Regardless of the version watched, this is a film about Darkness—visually, morally and even Tim Curry’s character, who is named as such. Essentially the devil, he longs for perpetual night, as light is the only thing which can destroy him. The only way the sun can be prevented from rising again is by killing the last of the unicorns. Almost as a side-mission, he wants to take Sara as his bride, but it almost like his minions stumbled upon her and he decided at random, “I’ll take that one.”
Assisting Cruise in his mission to rescue Sara and the last unicorn, are a group of folk wee enough to make the actor look larger in comparison. Billy Barty and Cork Hubbert are well-used as comic-relief dwarves. David Bennent is Gump, a Puck-like figure who we first see challenging Cruise to solve a riddle. As with many of the subtle touches added by the Director’s Cut, that version strongly conveys our hero’s life is at stake should he fail.
This ragtag group resembles such assemblages of similar 80’s films, most notably the band of thieving dwarves in Time Bandits. Also like that film, there’s a fair amount of slapstick and humorous lines. Alas, the majority of these bits fall a hair short of being completely successful, though I appreciated the effort just the same. I may not have laughed out loud very often, but I smiled a great deal and even chuckled a few times.

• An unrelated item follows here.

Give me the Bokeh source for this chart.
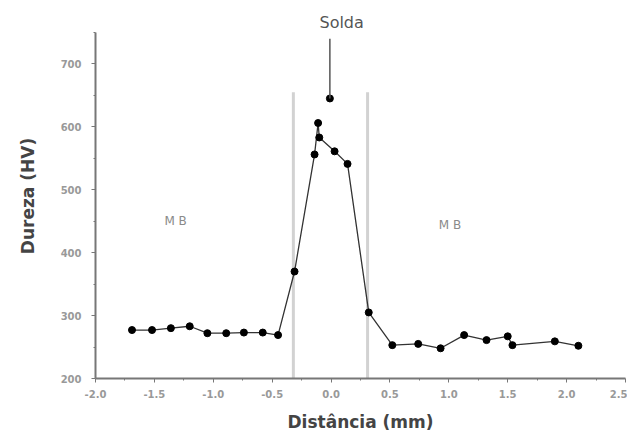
from bokeh.plotting import figure
from bokeh.models import Range1d, Label, FixedTicker
from bokeh.embed import file_html
from bokeh.resources import INLINE

# Hardness profile across the weld
dist = [-1.69, -1.52, -1.36, -1.20, -1.05, -0.89, -0.74, -0.58, -0.45, -0.31,
        -0.14, -0.11, -0.10, 0.03, 0.14, 0.32, 0.52, 0.74, 0.93, 1.13,
        1.32, 1.50, 1.54, 1.90, 2.10]
hv = [277, 277, 280, 283, 272, 272, 273, 273, 269, 370,
      556, 606, 583, 561, 541, 305, 253, 255, 248, 269,
      261, 267, 253, 259, 252]
# isolated weld-centre point marked by the arrow
weld_x = [-0.01]
weld_hv = [645]
# fusion-zone boundaries
zone_x = [-0.32, 0.31]
x_ticks = [-2.0, -1.5, -1.0, -0.5, 0.0, 0.5, 1.0, 1.5, 2.0, 2.5]
y_ticks = [200, 300, 400, 500, 600, 700]

p = figure(width=627, height=434, output_backend="svg", toolbar_location=None,
           x_range=Range1d(-2.0, 2.5), y_range=Range1d(200, 780),
           min_border_left=95, min_border_right=2, min_border_top=13,
           min_border_bottom=47)
p.outline_line_color = None
p.xgrid.visible = False
p.ygrid.visible = False
p.background_fill_color = "white"

# zone boundary lines
p.segment(x0=zone_x, y0=[200, 200], x1=zone_x, y1=[655, 655],
          line_color="#d2d2d2", line_width=3)

p.line(dist, hv, line_color="#333333", line_width=1.3)
p.scatter(dist, hv, size=7, fill_color="black", line_color="black")
p.scatter(weld_x, weld_hv, size=7, fill_color="black", line_color="black")

# arrow from the "Solda" label
p.segment(x0=weld_x, y0=[740], x1=weld_x, y1=weld_hv, line_color="#555555", line_width=1.5)

p.add_layout(Label(x=0.09, y=766, text="Solda", text_align="center", text_baseline="middle",
                   text_font="DejaVu Sans", text_font_size="16px", text_color="#555555"))
p.add_layout(Label(x=-1.32, y=450, text="M B", text_align="center", text_baseline="middle",
                   text_font="DejaVu Sans", text_font_size="12px", text_color="#8a8a8a"))
p.add_layout(Label(x=1.01, y=444, text="M B", text_align="center", text_baseline="middle",
                   text_font="DejaVu Sans", text_font_size="12px", text_color="#8a8a8a"))

for ax in (p.xaxis[0], p.yaxis[0]):
    ax.axis_line_color = "#777777"
    ax.axis_line_width = 2
    ax.major_tick_line_color = "#777777"
    ax.minor_tick_line_color = "#777777"
    ax.major_tick_out = 4
    ax.major_tick_in = 0
    ax.minor_tick_out = 2
    ax.minor_tick_in = 0
    ax.major_label_text_color = "#999999"
    ax.major_label_text_font = "DejaVu Sans"
    ax.major_label_text_font_style = "bold"
    ax.major_label_text_font_size = "10px"
    ax.axis_label_text_font = "DejaVu Sans"
    ax.axis_label_text_font_style = "bold"
    ax.axis_label_text_color = "#444444"
    ax.axis_label_text_font_size = "17px"

p.yaxis.bounds = (200, 750)
p.xaxis.ticker = FixedTicker(ticks=x_ticks, minor_ticks=[-1.75, -1.25, -0.75, -0.25, 0.25, 0.75, 1.25, 1.75, 2.25])
p.yaxis.ticker = FixedTicker(ticks=y_ticks, minor_ticks=[250, 350, 450, 550, 650, 750])
p.xaxis.major_label_overrides = {t: f"{t:.1f}" for t in x_ticks}
p.xaxis.axis_label = "Distância (mm)"
p.yaxis.axis_label = "Dureza (HV)"
p.xaxis.major_label_standoff = 7
p.yaxis.major_label_standoff = 10
p.xaxis.axis_label_standoff = 11
p.yaxis.axis_label_standoff = 20

open("out.html", "w").write(file_html(p, INLINE))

The mirror image of this group is the similarly diminutive, yet very wicked, group of Curry’s minions. There’s Peter O’ Farrell as a disgusting pig-man, and Kiran Shah as some weird, steam-punk, tiny knight with the voice recalling Peter Lorre. He gets what may be the funniest line in the film when he sees a unicorn: “Look! An ugly, one-horned mule.”
The leader of that group is the demon Blix, as played by Alice Playten. She’s unrecognizable under a great deal of gross and gooey latex. I’m not sure which I find harder to mentally reconcile: Playten’s Blix or Eileen Dietz as the demon Pazuzu in The Exorcist. A weird connection to that film are what appear to be statues of that demon in the foreground of a couple of shots here.
The Blix makeup is effective, but not so startling as the transformation made to Curry. The costume and makeup are still visually stunning today, with cloven hooves for feet and enormous curved horns atop his head. It is a realization so thorough that it almost makes the actor disappear inside it, so it is a testament to his acting ability that he can so strongly emote through the makeup and prosthetics. The intensity of his presence is so great as to leave me with the impression he’s in the film for more of the runtime than he is. Also, the first glimpse of him is a hoof coming into the world through a mirror, which seems to be a thing from such 80’s flicks, though the only one I can recall at this time is Prince of Darkness.
Another shocking creation is Robert Picardo in his brief scene as the monstrous Meg, a witch-like being in the swamp outside Curry’s lair. The makeup and costuming is astonishing, resulting in a genuinely terrifying encounter with Cruise where she intends to eat him. There’s a very brief moment here I like, where he seems to realize how much he has underestimated the weight of the sword he’s now trying to wield for the first time.
To my considerable surprise, I have come to appreciate Legend more than any of its ilk; albeit, only in its longest form. Whether or not one can lose themselves in the material, I think few can deny it is a visual feast, with moments recall the director’s best work from his early career. Visual similarities abound, such as the many pillars and debris-strewn floor of Curry’s great hall, which recalls the lobby of The Bradbury apartment building in Blade Runner. There are even some audio callbacks, and I swear the death of Meg has some of the same sound effects employed in Ian Holm’s death scene in Alien. I think it’s telling this film seems similar to the other two and, all together, these films seem unlike his work which followed it, which I do not hold in as high of regard.